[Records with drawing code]
════

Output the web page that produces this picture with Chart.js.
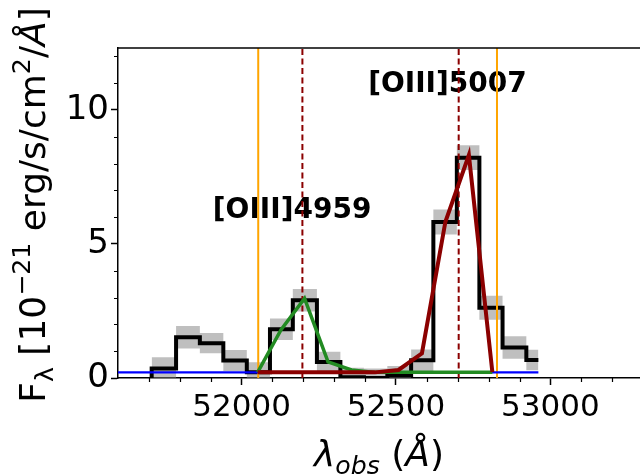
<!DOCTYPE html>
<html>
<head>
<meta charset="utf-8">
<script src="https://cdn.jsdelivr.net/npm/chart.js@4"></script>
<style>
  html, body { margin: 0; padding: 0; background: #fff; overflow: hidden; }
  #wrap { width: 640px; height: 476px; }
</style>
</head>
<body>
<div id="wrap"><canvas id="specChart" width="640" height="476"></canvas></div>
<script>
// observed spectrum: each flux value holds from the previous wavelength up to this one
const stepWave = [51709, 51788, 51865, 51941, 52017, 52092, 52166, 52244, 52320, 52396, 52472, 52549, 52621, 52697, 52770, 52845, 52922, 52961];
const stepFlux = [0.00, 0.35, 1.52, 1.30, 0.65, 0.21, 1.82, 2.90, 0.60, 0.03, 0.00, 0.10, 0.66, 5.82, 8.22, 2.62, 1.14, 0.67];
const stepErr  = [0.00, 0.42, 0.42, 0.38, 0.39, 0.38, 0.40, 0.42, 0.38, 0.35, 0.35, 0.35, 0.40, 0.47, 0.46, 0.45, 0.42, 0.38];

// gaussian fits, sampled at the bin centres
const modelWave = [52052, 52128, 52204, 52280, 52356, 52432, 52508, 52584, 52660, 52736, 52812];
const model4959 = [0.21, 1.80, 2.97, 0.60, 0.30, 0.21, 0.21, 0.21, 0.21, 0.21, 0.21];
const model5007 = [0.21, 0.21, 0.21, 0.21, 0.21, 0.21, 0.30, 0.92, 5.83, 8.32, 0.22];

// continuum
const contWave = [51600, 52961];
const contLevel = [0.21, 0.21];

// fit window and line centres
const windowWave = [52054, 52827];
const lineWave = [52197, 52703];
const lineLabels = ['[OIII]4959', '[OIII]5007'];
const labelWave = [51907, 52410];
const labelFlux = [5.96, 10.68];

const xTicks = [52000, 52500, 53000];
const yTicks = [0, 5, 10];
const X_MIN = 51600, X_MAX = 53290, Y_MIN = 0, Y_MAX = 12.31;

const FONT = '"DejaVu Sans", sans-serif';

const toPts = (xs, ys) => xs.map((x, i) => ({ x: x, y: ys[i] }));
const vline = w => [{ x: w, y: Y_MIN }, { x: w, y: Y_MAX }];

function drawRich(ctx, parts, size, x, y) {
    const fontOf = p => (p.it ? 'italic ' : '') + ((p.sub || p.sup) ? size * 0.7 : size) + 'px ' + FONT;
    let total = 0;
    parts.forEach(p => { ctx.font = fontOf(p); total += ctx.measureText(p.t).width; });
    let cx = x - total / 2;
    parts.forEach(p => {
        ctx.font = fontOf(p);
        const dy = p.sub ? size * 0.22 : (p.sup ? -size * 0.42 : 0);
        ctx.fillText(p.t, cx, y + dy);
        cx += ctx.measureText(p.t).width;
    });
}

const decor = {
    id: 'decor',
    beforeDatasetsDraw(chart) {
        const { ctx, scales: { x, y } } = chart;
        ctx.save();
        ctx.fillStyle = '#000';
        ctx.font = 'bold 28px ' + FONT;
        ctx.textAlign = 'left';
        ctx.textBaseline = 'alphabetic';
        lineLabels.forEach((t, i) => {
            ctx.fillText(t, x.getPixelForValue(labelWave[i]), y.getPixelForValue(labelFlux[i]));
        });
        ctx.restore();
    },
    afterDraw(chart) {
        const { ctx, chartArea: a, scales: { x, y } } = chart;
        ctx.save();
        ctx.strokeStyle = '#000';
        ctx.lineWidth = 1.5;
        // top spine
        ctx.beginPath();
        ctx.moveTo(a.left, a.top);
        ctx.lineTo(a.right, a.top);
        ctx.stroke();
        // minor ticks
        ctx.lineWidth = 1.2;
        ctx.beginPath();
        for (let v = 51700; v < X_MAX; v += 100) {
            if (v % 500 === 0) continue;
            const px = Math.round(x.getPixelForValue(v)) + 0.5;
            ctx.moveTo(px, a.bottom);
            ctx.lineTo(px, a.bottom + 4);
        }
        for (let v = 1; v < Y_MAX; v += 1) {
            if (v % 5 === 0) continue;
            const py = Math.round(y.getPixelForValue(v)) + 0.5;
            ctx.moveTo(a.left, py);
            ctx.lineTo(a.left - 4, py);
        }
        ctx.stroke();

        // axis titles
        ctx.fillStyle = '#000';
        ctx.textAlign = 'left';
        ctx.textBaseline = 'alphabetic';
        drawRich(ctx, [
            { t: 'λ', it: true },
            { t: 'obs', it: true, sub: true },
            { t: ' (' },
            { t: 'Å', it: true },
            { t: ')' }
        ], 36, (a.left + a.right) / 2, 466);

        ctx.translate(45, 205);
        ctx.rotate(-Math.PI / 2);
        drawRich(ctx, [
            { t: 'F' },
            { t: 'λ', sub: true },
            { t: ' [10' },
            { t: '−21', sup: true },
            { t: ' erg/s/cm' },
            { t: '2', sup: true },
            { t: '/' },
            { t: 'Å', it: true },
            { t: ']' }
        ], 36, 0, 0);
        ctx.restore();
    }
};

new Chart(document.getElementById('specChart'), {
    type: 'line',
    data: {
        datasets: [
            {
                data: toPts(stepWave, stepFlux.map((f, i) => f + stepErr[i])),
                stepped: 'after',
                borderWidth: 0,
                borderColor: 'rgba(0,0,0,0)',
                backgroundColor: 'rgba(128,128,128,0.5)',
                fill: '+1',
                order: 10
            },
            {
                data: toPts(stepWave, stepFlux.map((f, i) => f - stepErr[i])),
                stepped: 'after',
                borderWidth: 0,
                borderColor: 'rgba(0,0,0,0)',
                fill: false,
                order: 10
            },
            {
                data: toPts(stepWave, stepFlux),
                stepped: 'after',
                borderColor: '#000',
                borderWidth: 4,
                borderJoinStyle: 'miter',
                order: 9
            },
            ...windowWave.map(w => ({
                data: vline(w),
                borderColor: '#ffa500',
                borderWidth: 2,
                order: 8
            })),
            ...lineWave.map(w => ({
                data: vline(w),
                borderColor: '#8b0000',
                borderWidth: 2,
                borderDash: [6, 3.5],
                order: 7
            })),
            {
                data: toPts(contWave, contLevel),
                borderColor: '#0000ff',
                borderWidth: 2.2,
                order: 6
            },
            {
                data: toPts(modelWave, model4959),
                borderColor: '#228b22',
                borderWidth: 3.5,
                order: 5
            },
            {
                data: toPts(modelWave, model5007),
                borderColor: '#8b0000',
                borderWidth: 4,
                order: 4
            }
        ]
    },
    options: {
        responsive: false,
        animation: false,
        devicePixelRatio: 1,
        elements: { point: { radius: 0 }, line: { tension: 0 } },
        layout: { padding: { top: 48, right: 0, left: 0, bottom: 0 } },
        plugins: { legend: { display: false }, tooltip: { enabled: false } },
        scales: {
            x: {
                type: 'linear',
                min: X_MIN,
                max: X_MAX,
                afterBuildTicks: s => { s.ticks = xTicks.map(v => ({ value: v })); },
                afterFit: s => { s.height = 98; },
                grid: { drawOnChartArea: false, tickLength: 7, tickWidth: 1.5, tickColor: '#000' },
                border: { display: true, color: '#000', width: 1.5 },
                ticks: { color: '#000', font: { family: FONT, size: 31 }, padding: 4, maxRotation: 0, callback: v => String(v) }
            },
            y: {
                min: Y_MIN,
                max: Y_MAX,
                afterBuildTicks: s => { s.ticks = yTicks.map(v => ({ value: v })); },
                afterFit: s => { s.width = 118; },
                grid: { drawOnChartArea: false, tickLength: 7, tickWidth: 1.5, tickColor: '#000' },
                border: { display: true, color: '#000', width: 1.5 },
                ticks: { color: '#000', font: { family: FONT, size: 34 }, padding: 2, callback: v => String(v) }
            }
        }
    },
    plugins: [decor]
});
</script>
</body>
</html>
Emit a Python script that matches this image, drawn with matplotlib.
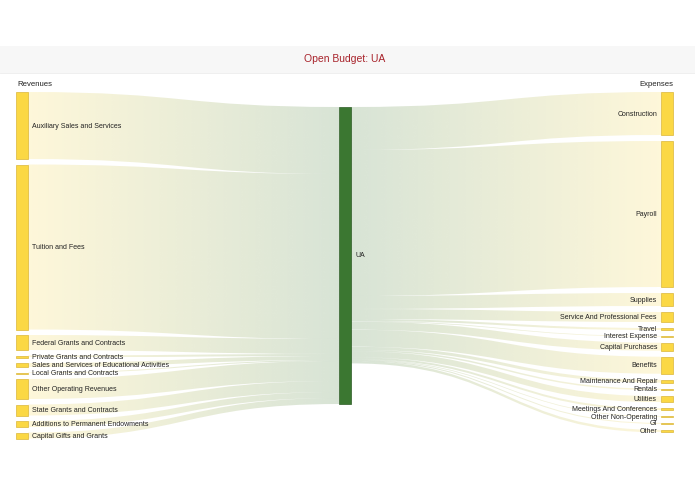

════

## [What the exercise asks]
Each entry gets copied exactly; the pictures stay out.

## [Finished answer]
Output the web page that produces this picture with Chart.js.
<!DOCTYPE html>
<html>
<head>
<meta charset="utf-8">
<script src="https://cdn.jsdelivr.net/npm/chart.js@4"></script>
<style>
  html, body { margin: 0; padding: 0; background: #fff; overflow: hidden; }
  #wrap { width: 640px; height: 476px; }
</style>
</head>
<body>
<div id="wrap"><canvas id="specChart" width="640" height="476"></canvas></div>
<script>
// observed spectrum: each flux value holds from the previous wavelength up to this one
const stepWave = [51709, 51788, 51865, 51941, 52017, 52092, 52166, 52244, 52320, 52396, 52472, 52549, 52621, 52697, 52770, 52845, 52922, 52961];
const stepFlux = [0.00, 0.35, 1.52, 1.30, 0.65, 0.21, 1.82, 2.90, 0.60, 0.03, 0.00, 0.10, 0.66, 5.82, 8.22, 2.62, 1.14, 0.67];
const stepErr  = [0.00, 0.42, 0.42, 0.38, 0.39, 0.38, 0.40, 0.42, 0.38, 0.35, 0.35, 0.35, 0.40, 0.47, 0.46, 0.45, 0.42, 0.38];

// gaussian fits, sampled at the bin centres
const modelWave = [52052, 52128, 52204, 52280, 52356, 52432, 52508, 52584, 52660, 52736, 52812];
const model4959 = [0.21, 1.80, 2.97, 0.60, 0.30, 0.21, 0.21, 0.21, 0.21, 0.21, 0.21];
const model5007 = [0.21, 0.21, 0.21, 0.21, 0.21, 0.21, 0.30, 0.92, 5.83, 8.32, 0.22];

// continuum
const contWave = [51600, 52961];
const contLevel = [0.21, 0.21];

// fit window and line centres
const windowWave = [52054, 52827];
const lineWave = [52197, 52703];
const lineLabels = ['[OIII]4959', '[OIII]5007'];
const labelWave = [51907, 52410];
const labelFlux = [5.96, 10.68];

const xTicks = [52000, 52500, 53000];
const yTicks = [0, 5, 10];
const X_MIN = 51600, X_MAX = 53290, Y_MIN = 0, Y_MAX = 12.31;

const FONT = '"DejaVu Sans", sans-serif';

const toPts = (xs, ys) => xs.map((x, i) => ({ x: x, y: ys[i] }));
const vline = w => [{ x: w, y: Y_MIN }, { x: w, y: Y_MAX }];

function drawRich(ctx, parts, size, x, y) {
    const fontOf = p => (p.it ? 'italic ' : '') + ((p.sub || p.sup) ? size * 0.7 : size) + 'px ' + FONT;
    let total = 0;
    parts.forEach(p => { ctx.font = fontOf(p); total += ctx.measureText(p.t).width; });
    let cx = x - total / 2;
    parts.forEach(p => {
        ctx.font = fontOf(p);
        const dy = p.sub ? size * 0.22 : (p.sup ? -size * 0.42 : 0);
        ctx.fillText(p.t, cx, y + dy);
        cx += ctx.measureText(p.t).width;
    });
}

const decor = {
    id: 'decor',
    beforeDatasetsDraw(chart) {
        const { ctx, scales: { x, y } } = chart;
        ctx.save();
        ctx.fillStyle = '#000';
        ctx.font = 'bold 28px ' + FONT;
        ctx.textAlign = 'left';
        ctx.textBaseline = 'alphabetic';
        lineLabels.forEach((t, i) => {
            ctx.fillText(t, x.getPixelForValue(labelWave[i]), y.getPixelForValue(labelFlux[i]));
        });
        ctx.restore();
    },
    afterDraw(chart) {
        const { ctx, chartArea: a, scales: { x, y } } = chart;
        ctx.save();
        ctx.strokeStyle = '#000';
        ctx.lineWidth = 1.5;
        // top spine
        ctx.beginPath();
        ctx.moveTo(a.left, a.top);
        ctx.lineTo(a.right, a.top);
        ctx.stroke();
        // minor ticks
        ctx.lineWidth = 1.2;
        ctx.beginPath();
        for (let v = 51700; v < X_MAX; v += 100) {
            if (v % 500 === 0) continue;
            const px = Math.round(x.getPixelForValue(v)) + 0.5;
            ctx.moveTo(px, a.bottom);
            ctx.lineTo(px, a.bottom + 4);
        }
        for (let v = 1; v < Y_MAX; v += 1) {
            if (v % 5 === 0) continue;
            const py = Math.round(y.getPixelForValue(v)) + 0.5;
            ctx.moveTo(a.left, py);
            ctx.lineTo(a.left - 4, py);
        }
        ctx.stroke();

        // axis titles
        ctx.fillStyle = '#000';
        ctx.textAlign = 'left';
        ctx.textBaseline = 'alphabetic';
        drawRich(ctx, [
            { t: 'λ', it: true },
            { t: 'obs', it: true, sub: true },
            { t: ' (' },
            { t: 'Å', it: true },
            { t: ')' }
        ], 36, (a.left + a.right) / 2, 466);

        ctx.translate(45, 205);
        ctx.rotate(-Math.PI / 2);
        drawRich(ctx, [
            { t: 'F' },
            { t: 'λ', sub: true },
            { t: ' [10' },
            { t: '−21', sup: true },
            { t: ' erg/s/cm' },
            { t: '2', sup: true },
            { t: '/' },
            { t: 'Å', it: true },
            { t: ']' }
        ], 36, 0, 0);
        ctx.restore();
    }
};

new Chart(document.getElementById('specChart'), {
    type: 'line',
    data: {
        datasets: [
            {
                data: toPts(stepWave, stepFlux.map((f, i) => f + stepErr[i])),
                stepped: 'after',
                borderWidth: 0,
                borderColor: 'rgba(0,0,0,0)',
                backgroundColor: 'rgba(128,128,128,0.5)',
                fill: '+1',
                order: 10
            },
            {
                data: toPts(stepWave, stepFlux.map((f, i) => f - stepErr[i])),
                stepped: 'after',
                borderWidth: 0,
                borderColor: 'rgba(0,0,0,0)',
                fill: false,
                order: 10
            },
            {
                data: toPts(stepWave, stepFlux),
                stepped: 'after',
                borderColor: '#000',
                borderWidth: 4,
                borderJoinStyle: 'miter',
                order: 9
            },
            ...windowWave.map(w => ({
                data: vline(w),
                borderColor: '#ffa500',
                borderWidth: 2,
                order: 8
            })),
            ...lineWave.map(w => ({
                data: vline(w),
                borderColor: '#8b0000',
                borderWidth: 2,
                borderDash: [6, 3.5],
                order: 7
            })),
            {
                data: toPts(contWave, contLevel),
                borderColor: '#0000ff',
                borderWidth: 2.2,
                order: 6
            },
            {
                data: toPts(modelWave, model4959),
                borderColor: '#228b22',
                borderWidth: 3.5,
                order: 5
            },
            {
                data: toPts(modelWave, model5007),
                borderColor: '#8b0000',
                borderWidth: 4,
                order: 4
            }
        ]
    },
    options: {
        responsive: false,
        animation: false,
        devicePixelRatio: 1,
        elements: { point: { radius: 0 }, line: { tension: 0 } },
        layout: { padding: { top: 48, right: 0, left: 0, bottom: 0 } },
        plugins: { legend: { display: false }, tooltip: { enabled: false } },
        scales: {
            x: {
                type: 'linear',
                min: X_MIN,
                max: X_MAX,
                afterBuildTicks: s => { s.ticks = xTicks.map(v => ({ value: v })); },
                afterFit: s => { s.height = 98; },
                grid: { drawOnChartArea: false, tickLength: 7, tickWidth: 1.5, tickColor: '#000' },
                border: { display: true, color: '#000', width: 1.5 },
                ticks: { color: '#000', font: { family: FONT, size: 31 }, padding: 4, maxRotation: 0, callback: v => String(v) }
            },
            y: {
                min: Y_MIN,
                max: Y_MAX,
                afterBuildTicks: s => { s.ticks = yTicks.map(v => ({ value: v })); },
                afterFit: s => { s.width = 118; },
                grid: { drawOnChartArea: false, tickLength: 7, tickWidth: 1.5, tickColor: '#000' },
                border: { display: true, color: '#000', width: 1.5 },
                ticks: { color: '#000', font: { family: FONT, size: 34 }, padding: 2, callback: v => String(v) }
            }
        }
    },
    plugins: [decor]
});
</script>
</body>
</html>
Emit a Python script that matches this image, drawn with matplotlib.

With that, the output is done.